*** Data shown ***
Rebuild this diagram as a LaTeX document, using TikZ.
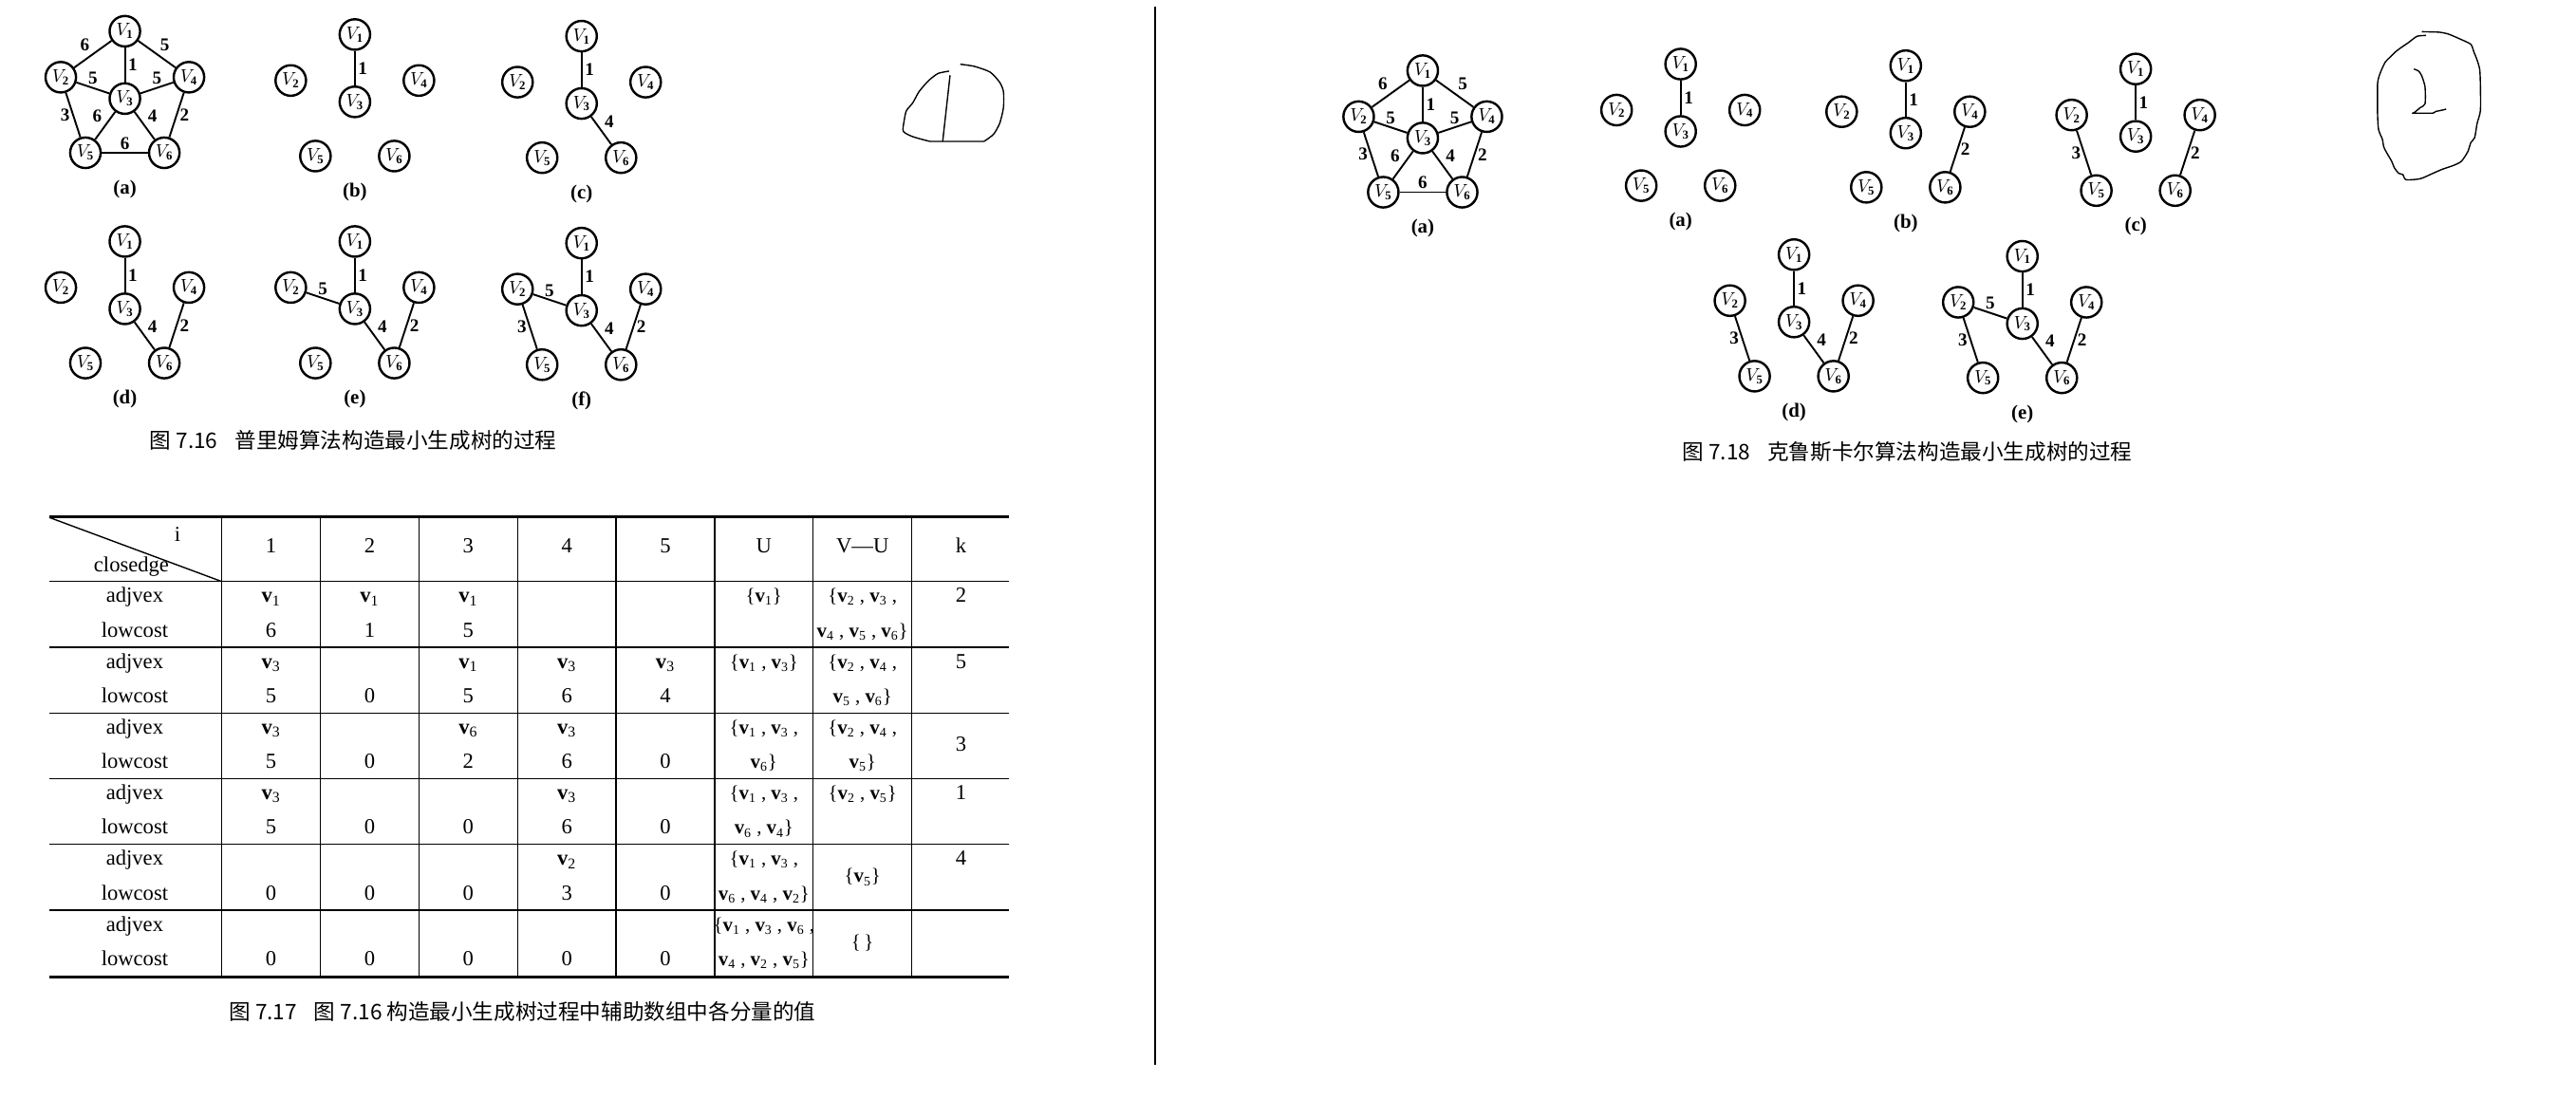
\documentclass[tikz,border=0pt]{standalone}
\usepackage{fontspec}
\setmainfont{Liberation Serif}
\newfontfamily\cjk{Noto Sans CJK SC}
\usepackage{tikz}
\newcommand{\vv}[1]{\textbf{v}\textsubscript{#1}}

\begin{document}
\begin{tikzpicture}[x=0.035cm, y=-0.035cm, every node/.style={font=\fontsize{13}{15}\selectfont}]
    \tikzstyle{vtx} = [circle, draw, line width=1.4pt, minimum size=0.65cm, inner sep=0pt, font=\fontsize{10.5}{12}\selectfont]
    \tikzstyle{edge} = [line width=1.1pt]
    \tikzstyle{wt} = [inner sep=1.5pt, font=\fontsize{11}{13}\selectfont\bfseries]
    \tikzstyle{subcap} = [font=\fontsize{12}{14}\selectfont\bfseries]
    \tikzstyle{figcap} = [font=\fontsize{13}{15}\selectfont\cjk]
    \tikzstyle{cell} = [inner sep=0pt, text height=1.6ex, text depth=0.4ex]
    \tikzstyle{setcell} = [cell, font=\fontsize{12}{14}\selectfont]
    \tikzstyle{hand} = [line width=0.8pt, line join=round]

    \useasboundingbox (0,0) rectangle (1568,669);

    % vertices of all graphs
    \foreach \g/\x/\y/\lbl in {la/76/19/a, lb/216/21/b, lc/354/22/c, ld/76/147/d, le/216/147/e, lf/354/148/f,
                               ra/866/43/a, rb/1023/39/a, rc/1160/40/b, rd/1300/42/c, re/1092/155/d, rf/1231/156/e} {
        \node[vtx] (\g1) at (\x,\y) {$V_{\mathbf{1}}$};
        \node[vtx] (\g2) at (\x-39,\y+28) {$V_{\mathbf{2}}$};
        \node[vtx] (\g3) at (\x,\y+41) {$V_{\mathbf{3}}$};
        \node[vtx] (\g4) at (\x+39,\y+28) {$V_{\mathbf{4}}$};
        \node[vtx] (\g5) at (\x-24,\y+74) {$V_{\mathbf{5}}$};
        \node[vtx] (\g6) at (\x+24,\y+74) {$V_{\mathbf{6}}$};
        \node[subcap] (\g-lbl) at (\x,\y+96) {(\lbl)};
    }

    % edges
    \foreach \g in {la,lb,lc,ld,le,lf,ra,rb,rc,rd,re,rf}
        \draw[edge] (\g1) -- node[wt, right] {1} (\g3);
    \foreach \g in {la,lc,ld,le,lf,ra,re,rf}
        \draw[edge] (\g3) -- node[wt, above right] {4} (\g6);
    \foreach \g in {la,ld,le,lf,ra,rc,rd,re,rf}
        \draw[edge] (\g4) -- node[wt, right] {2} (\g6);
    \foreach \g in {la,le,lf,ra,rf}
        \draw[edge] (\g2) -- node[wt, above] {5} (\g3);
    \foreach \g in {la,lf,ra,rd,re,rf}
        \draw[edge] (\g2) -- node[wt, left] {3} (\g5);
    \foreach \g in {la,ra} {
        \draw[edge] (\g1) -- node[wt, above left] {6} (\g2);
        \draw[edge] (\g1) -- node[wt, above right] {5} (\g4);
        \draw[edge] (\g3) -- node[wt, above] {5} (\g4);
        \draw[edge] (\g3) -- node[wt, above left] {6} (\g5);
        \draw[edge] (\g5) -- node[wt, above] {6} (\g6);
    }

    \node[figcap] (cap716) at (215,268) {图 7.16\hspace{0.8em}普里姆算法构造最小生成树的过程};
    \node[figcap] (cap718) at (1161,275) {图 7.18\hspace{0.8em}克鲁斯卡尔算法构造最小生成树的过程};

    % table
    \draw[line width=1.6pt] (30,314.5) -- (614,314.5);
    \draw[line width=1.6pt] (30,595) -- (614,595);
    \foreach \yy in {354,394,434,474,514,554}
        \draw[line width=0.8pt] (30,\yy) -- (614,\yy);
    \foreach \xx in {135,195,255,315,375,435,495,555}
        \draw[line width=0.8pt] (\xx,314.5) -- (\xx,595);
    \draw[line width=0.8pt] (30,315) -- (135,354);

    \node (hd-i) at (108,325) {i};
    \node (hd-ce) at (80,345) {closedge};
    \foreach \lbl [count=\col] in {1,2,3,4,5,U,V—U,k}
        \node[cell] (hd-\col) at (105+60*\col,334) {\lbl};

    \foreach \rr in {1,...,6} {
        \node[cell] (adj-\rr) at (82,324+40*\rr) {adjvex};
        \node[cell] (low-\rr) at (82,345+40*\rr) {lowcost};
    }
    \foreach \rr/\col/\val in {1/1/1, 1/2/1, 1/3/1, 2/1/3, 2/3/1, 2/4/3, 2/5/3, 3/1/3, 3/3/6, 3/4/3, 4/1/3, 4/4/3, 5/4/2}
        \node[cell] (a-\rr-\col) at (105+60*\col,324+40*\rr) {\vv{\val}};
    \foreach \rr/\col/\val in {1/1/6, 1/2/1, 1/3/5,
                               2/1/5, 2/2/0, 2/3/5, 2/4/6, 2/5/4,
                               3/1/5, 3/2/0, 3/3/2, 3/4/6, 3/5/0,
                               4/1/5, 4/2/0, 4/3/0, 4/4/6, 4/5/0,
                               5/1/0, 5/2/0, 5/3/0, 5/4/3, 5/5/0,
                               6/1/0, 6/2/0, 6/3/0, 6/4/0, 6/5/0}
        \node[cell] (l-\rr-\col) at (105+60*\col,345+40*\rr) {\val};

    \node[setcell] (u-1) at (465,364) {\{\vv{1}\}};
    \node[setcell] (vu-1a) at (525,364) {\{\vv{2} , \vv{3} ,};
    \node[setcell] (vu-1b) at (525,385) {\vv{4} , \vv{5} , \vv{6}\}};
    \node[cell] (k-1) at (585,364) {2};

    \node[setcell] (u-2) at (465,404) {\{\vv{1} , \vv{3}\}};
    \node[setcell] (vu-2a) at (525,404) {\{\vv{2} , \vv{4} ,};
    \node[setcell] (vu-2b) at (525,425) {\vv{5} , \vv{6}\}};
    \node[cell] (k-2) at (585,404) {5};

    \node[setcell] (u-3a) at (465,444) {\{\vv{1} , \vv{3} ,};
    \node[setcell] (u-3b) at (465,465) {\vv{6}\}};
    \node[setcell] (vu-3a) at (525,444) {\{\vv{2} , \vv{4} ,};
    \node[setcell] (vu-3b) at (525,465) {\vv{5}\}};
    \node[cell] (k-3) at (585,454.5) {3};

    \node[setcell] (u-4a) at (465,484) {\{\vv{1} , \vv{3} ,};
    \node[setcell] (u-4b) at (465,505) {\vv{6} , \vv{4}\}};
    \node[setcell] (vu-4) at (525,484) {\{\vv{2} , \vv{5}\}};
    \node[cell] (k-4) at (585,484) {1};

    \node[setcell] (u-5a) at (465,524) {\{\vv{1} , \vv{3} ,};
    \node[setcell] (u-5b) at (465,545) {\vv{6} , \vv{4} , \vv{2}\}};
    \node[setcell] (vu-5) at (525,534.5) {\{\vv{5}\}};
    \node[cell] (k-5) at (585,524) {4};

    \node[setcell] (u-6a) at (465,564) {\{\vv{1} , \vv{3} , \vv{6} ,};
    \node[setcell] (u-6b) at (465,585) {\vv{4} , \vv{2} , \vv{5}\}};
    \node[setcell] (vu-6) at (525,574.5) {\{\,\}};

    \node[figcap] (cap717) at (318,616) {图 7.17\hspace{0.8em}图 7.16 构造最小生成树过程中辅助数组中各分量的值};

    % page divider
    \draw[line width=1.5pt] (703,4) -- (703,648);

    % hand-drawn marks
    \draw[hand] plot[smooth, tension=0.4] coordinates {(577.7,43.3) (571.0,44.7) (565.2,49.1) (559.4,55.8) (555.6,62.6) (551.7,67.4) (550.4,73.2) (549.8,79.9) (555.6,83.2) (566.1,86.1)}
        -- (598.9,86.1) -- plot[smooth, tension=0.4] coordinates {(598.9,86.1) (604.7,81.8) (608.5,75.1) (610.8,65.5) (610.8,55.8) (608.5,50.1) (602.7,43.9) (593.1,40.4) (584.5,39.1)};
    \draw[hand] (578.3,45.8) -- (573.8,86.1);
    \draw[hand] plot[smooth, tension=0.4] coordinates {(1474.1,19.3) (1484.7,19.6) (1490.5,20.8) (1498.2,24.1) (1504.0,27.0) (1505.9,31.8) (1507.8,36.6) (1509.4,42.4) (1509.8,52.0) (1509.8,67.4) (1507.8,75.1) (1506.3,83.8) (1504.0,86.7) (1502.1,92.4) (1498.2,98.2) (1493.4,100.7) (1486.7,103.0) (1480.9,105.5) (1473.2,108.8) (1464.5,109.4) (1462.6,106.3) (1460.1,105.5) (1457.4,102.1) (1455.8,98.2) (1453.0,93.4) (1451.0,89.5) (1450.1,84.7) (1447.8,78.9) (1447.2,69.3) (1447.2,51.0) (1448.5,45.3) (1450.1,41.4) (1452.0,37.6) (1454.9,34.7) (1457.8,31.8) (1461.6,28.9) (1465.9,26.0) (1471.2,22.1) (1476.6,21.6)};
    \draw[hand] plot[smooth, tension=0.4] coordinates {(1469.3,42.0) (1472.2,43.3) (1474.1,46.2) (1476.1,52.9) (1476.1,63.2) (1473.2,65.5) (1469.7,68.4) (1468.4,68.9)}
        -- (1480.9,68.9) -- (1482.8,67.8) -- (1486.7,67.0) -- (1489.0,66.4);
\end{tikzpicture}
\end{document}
***
_Directive_:
Your task is to reproduce exactly the lines from the start of the data above through the line containing "(0,0) rectangle (1568,669);", leaving every picture out.

_Final result_:
Rebuild this diagram as a LaTeX document, using TikZ.
\documentclass[tikz,border=0pt]{standalone}
\usepackage{fontspec}
\setmainfont{Liberation Serif}
\newfontfamily\cjk{Noto Sans CJK SC}
\usepackage{tikz}
\newcommand{\vv}[1]{\textbf{v}\textsubscript{#1}}

\begin{document}
\begin{tikzpicture}[x=0.035cm, y=-0.035cm, every node/.style={font=\fontsize{13}{15}\selectfont}]
    \tikzstyle{vtx} = [circle, draw, line width=1.4pt, minimum size=0.65cm, inner sep=0pt, font=\fontsize{10.5}{12}\selectfont]
    \tikzstyle{edge} = [line width=1.1pt]
    \tikzstyle{wt} = [inner sep=1.5pt, font=\fontsize{11}{13}\selectfont\bfseries]
    \tikzstyle{subcap} = [font=\fontsize{12}{14}\selectfont\bfseries]
    \tikzstyle{figcap} = [font=\fontsize{13}{15}\selectfont\cjk]
    \tikzstyle{cell} = [inner sep=0pt, text height=1.6ex, text depth=0.4ex]
    \tikzstyle{setcell} = [cell, font=\fontsize{12}{14}\selectfont]
    \tikzstyle{hand} = [line width=0.8pt, line join=round]

    \useasboundingbox (0,0) rectangle (1568,669);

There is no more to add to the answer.